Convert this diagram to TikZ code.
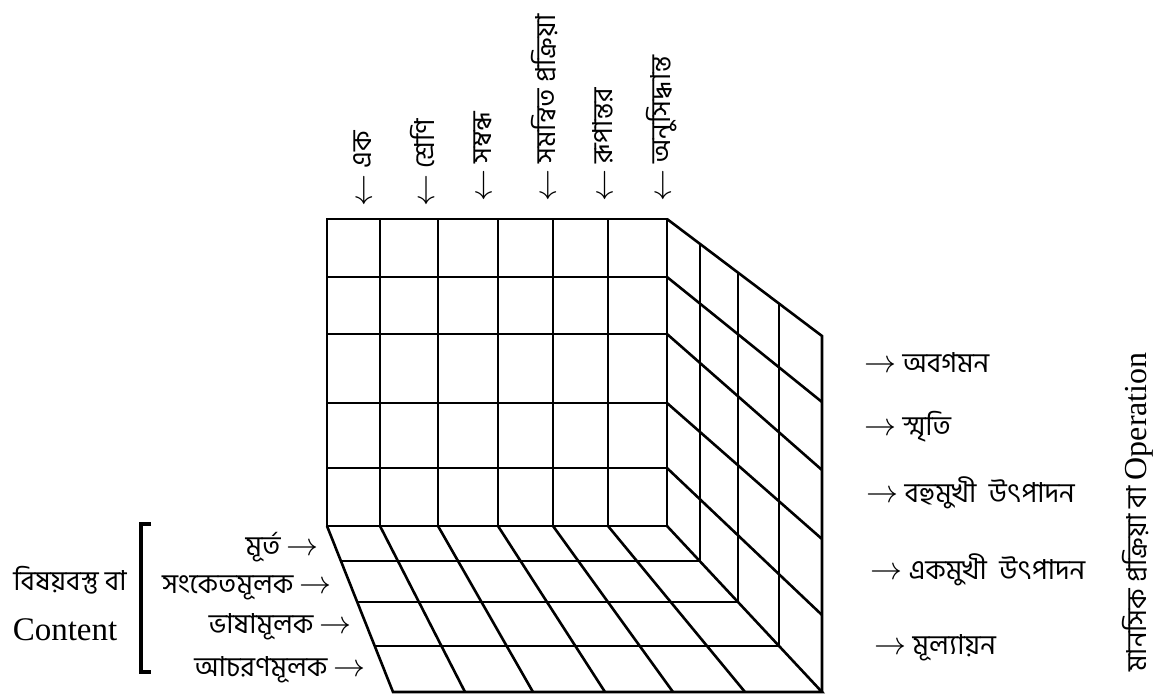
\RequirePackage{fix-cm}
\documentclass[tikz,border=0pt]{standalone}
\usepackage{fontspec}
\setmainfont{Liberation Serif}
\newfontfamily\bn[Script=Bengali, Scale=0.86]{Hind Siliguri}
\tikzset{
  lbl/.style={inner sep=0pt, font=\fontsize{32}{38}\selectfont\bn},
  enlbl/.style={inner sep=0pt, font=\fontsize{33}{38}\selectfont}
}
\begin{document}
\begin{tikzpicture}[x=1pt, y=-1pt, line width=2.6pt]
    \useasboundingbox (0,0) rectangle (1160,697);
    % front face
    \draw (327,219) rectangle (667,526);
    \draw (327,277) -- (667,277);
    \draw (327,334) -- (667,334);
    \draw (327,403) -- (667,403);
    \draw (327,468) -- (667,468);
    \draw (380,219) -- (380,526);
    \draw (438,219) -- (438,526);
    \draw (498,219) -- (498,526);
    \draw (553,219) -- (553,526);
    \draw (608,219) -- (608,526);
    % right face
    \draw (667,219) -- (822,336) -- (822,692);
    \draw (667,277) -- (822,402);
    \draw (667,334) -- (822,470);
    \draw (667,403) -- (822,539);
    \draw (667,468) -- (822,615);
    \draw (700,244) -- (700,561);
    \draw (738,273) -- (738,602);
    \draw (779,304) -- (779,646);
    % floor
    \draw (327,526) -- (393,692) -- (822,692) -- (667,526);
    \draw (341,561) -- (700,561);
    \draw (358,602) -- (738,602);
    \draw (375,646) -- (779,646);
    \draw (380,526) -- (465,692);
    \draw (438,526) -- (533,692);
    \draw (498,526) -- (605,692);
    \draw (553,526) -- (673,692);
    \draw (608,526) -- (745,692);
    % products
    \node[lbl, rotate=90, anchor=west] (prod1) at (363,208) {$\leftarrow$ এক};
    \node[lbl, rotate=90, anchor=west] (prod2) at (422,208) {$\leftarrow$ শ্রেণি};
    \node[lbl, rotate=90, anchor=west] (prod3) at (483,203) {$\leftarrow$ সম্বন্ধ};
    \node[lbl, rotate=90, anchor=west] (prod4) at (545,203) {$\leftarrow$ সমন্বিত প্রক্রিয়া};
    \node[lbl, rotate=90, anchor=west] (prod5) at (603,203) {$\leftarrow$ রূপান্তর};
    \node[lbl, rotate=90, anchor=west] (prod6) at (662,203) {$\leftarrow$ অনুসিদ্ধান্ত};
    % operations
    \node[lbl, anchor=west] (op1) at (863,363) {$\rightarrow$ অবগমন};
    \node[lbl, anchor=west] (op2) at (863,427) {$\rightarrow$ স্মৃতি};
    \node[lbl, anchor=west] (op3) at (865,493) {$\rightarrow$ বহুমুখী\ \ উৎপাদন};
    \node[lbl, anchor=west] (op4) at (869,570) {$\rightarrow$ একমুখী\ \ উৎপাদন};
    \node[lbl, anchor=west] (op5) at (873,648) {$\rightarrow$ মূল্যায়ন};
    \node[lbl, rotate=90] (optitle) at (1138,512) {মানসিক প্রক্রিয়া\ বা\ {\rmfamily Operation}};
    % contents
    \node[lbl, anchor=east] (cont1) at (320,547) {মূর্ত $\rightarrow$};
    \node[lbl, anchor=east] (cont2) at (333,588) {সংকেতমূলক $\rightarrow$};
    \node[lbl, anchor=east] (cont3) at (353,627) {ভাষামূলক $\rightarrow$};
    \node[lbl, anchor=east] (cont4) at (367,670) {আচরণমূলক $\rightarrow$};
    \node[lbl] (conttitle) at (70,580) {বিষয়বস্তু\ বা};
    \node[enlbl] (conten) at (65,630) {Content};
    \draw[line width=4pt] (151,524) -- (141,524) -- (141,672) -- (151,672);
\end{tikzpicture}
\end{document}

—————

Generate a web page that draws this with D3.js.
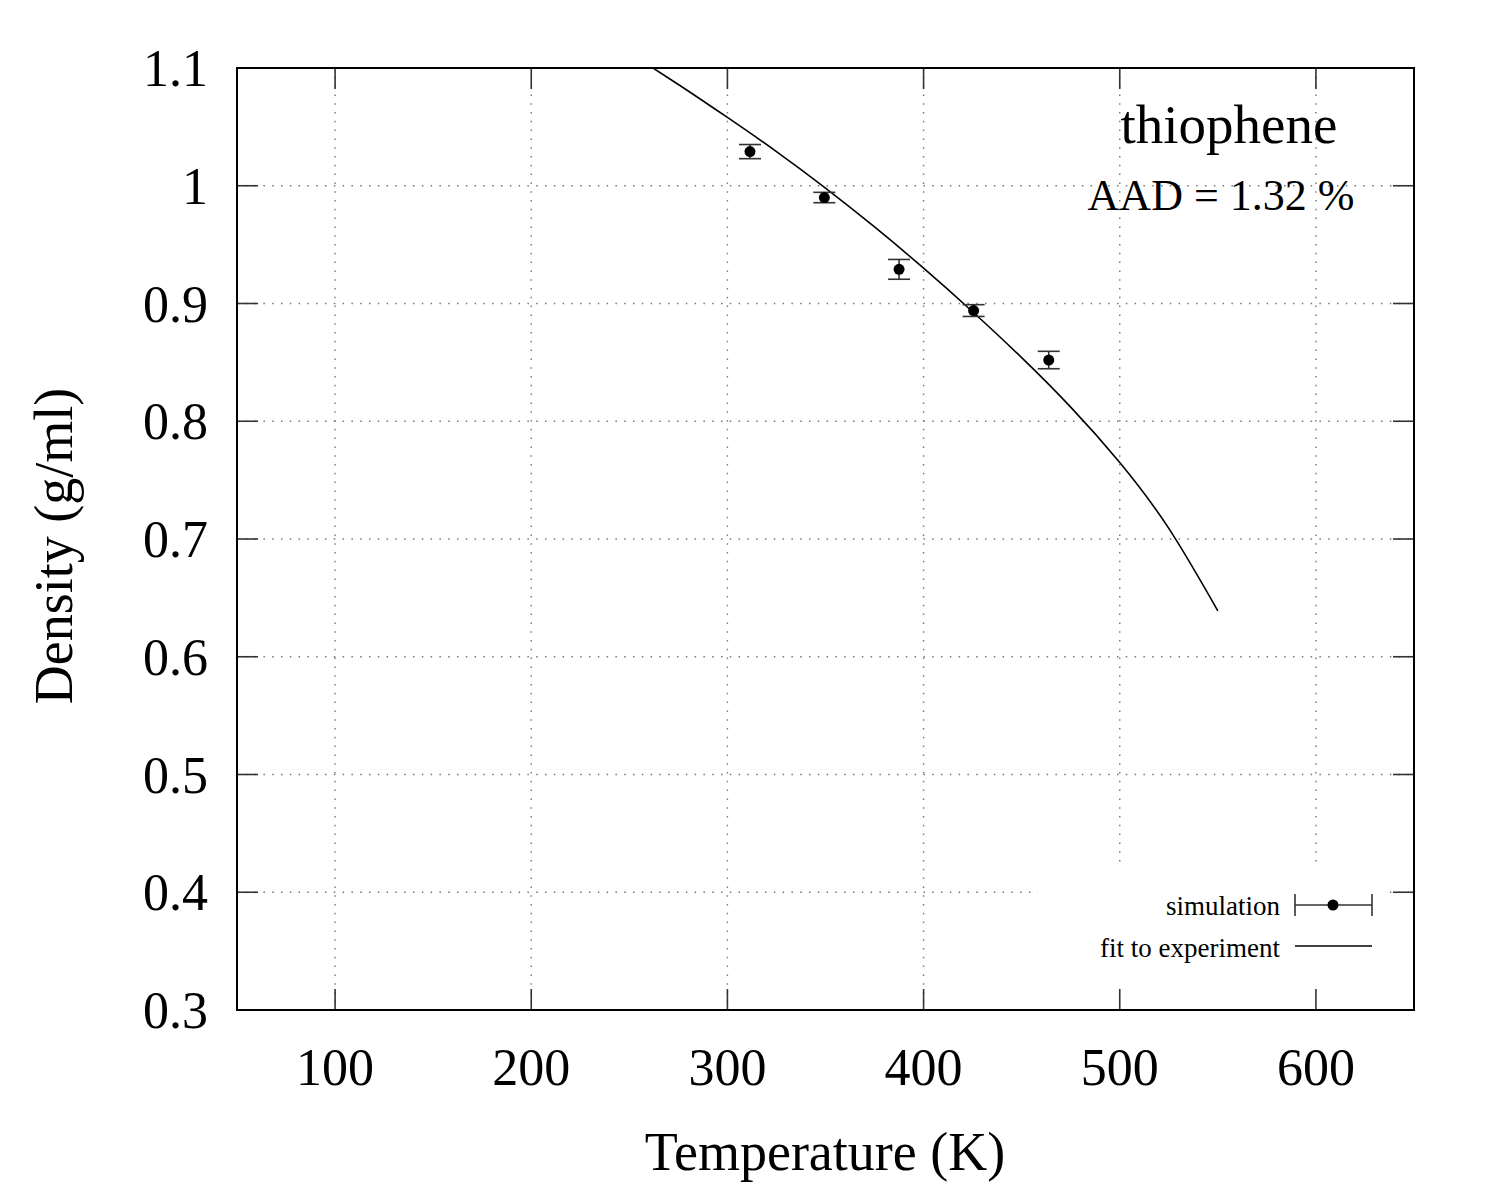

—————

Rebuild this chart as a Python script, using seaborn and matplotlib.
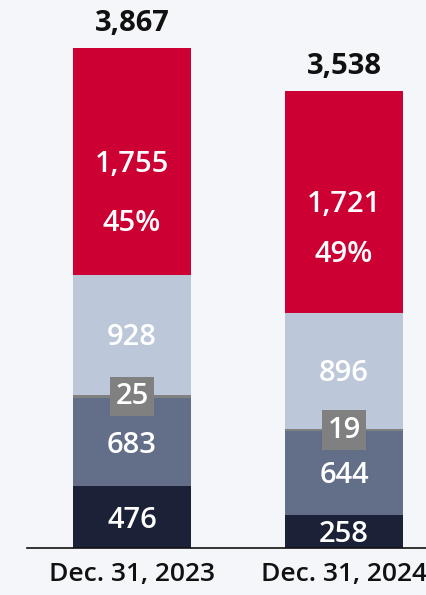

—————

Exercise prompt:
Using the listing above, show every line that includes the string "this".

Full solution:
Convert this diagram to TikZ code.
Generate a web page that draws this with D3.js.
Rebuild this chart as a Python script, using seaborn and matplotlib.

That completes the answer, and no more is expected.